While this is a dry read, it yields a pretty important insight for first-time homebuyers: you’re okay, just the way you are! The abstract reads,
This paper examines the loan performance of Fannie Mae and Freddie Mac first-time homebuyer mortgages originated from 1996 to 2012. First-time homebuyer mortgages generally perform worse than repeat homebuyer mortgages. But first-time homebuyers are younger and have lower credit scores, home equity, and income than repeat homebuyers, and therefore are comparatively less likely to withstand financial stress or take advantage of financial innovations available in the market. The distributional make-up of first-time homebuyers is different than that of repeat homebuyers in terms of many borrower, loan, and property characteristics that can be determined at the time of loan origination.
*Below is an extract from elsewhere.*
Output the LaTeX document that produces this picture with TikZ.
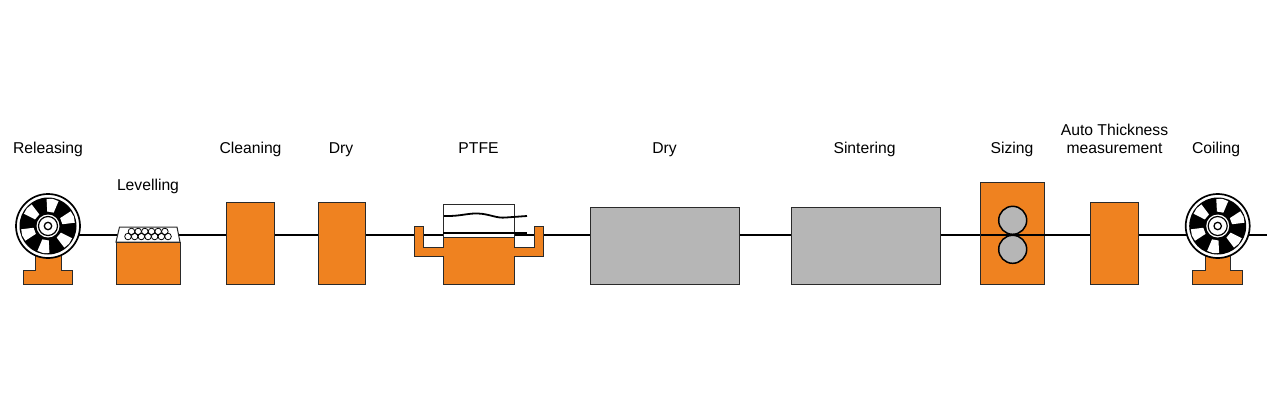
\documentclass[tikz,border=0pt]{standalone}
\usepackage{fontspec}
\setmainfont{Liberation Sans}
\usepackage{xcolor}
\usetikzlibrary{positioning}
\definecolor{plantOrange}{HTML}{EF8220}
\definecolor{plantGrey}{HTML}{B6B6B6}
\definecolor{plantEdge}{HTML}{2A2A2A}

\begin{document}
\begin{tikzpicture}[
  x=1pt, y=-1pt,
  station/.style={draw=plantEdge, line width=1pt, inner sep=0pt, outer sep=0pt},
  orangebox/.style={station, fill=plantOrange},
  greybox/.style={station, fill=plantGrey},
  roller/.style={circle, draw=black, line width=1.5pt, fill=plantGrey, minimum size=28pt, inner sep=0pt},
  tag/.style={font=\fontsize{15.7}{18}\selectfont, align=center, inner sep=0pt, anchor=base},
  strip/.style={draw=black, line width=1.8pt},
  reel/.pic={
    % base
    \draw[orangebox] (-12.5,28) -- (-12.5,44) -- (-25,44) -- (-25,58) -- (24.5,58) -- (24.5,44) -- (13,44) -- (13,28) -- cycle;
    % wheel
    \draw[line width=1.7pt, fill=white] (0,0) circle (32);
    \fill[black] (0,0) circle (28.5);
    \foreach \ang in {-80,-20,40,100,160,220} {
      \fill[white] (\ang-13:14.5) -- (\ang-13:27) -- (\ang:27.5) -- (\ang+13:27) -- (\ang+13:14.5) -- cycle;
    }
    \fill[white] (0,0) circle (11.5);
    \draw[line width=1.2pt] (0,0) circle (9.5);
    \draw[line width=1.3pt] (0,0) circle (3.7);
  }
]
  \useasboundingbox (0,0) rectangle (1284,400);

  % Line
  \coordinate (lineStart) at (48,235);
  \coordinate (lineEnd) at (1267,235);
  \draw[line width=1.1pt] (lineStart) -- (lineEnd);

  % Reels
  \pic at (48,226) {reel};
  \pic at (1217.7,226) {reel};

  % Levelling
  \draw[station, fill=white] (116,242) -- (119.5,227) -- (177,227) -- (180,242) -- cycle;
  \foreach \i in {0,...,5} {
    \draw[line width=0.8pt] (131.5+\i*6.67,231.5) circle (3.3);
  }
  \foreach \i in {0,...,6} {
    \draw[line width=0.8pt] (128+\i*6.67,236.5) circle (3.3);
  }
  \node[orangebox, minimum width=64pt, minimum height=42pt] (levelling) at (148,263) {};

  % Plain stations
  \node[orangebox, minimum width=48pt, minimum height=82pt] (cleaning) at (250,243) {};
  \node[orangebox, minimum width=47pt, minimum height=82pt] (dryA) at (341.5,243) {};
  \node[greybox, minimum width=149pt, minimum height=77pt] (dryB) at (664.5,245.5) {};
  \node[greybox, minimum width=149pt, minimum height=77pt] (sintering) at (865.5,245.5) {};
  \node[orangebox, minimum width=48pt, minimum height=82pt] (thickness) at (1114,243) {};

  % PTFE
  \node[station, fill=white, minimum width=71.5pt, minimum height=33pt] (bath) at (479,220.5) {};
  \draw[orangebox] (414.3,226.7) -- (423.3,226.7) -- (423.3,247.3) -- (443.3,247.3) -- (443.3,237) -- (514.7,237)
    -- (514.7,247.3) -- (534.7,247.3) -- (534.7,226.7) -- (543.3,226.7) -- (543.3,256.7) -- (514.7,256.7)
    -- (514.7,284.5) -- (443.3,284.5) -- (443.3,256.7) -- (414.3,256.7) -- cycle;
  \draw[strip] (bath.west |- 0,233) -- (527,233);
  \draw[strip] (444,216) .. controls (460,216.5) and (468,213) .. (478,213.5)
    .. controls (490,214) and (496,218.5) .. (506,217.5) -- (527,216);

  % Sizing
  \node[orangebox, minimum width=64pt, minimum height=102pt] (sizing) at (1012.7,233) {};
  \node[roller] (rollerTop) at (1012.7,220.3) {};
  \node[roller] (rollerBottom) at (1012.7,249.3) {};
  \draw[line width=1.1pt] (sizing.west |- lineStart) -- (sizing.east |- lineStart);

  % Labels
  \node[tag] (tagReleasing) at (48,153) {Releasing};
  \node[tag] (tagLevelling) at (148,190) {Levelling};
  \node[tag] (tagCleaning) at (250.5,153) {Cleaning};
  \node[tag] (tagDryA) at (341,153) {Dry};
  \node[tag] (tagPtfe) at (478.5,153) {PTFE};
  \node[tag] (tagDryB) at (664.5,153) {Dry};
  \node[tag] (tagSintering) at (864.5,153) {Sintering};
  \node[tag] (tagSizing) at (1012,153) {Sizing};
  \node[tag] (tagThicknessA) at (1114.5,135) {Auto Thickness};
  \node[tag] (tagThicknessB) at (1114.5,153) {measurement};
  \node[tag] (tagCoiling) at (1216,153) {Coiling};
\end{tikzpicture}
\end{document}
Once these distributional differences are accounted for in an econometric model, there is virtually no difference between the average first-time and repeat homebuyers in their probabilities of mortgage default. Hence, the difference between the first-time and repeat homebuyer mortgage defaults can be attributed to the difference in the distributional make-up of the two groups and not to the premise that first-time homebuyers are an inherently riskier group. However, there appears to be an inherent difference in the prepayment probabilities of first-time and repeat homebuyers holding borrower, loan, and property characteristics constant. First-time homebuyers are less likely to prepay their mortgages compared to repeat homebuyers even after accounting for the distributional make-up of the two groups using information known at the time of loan origination.
So, just to be clear, being a first-time homebuyer is not inherently risky. Rather, the risks arising from transactions involving first-time homebuyers are the same as those involving repeat homebuyers: loan characteristics, property characteristics and other borrower characteristics.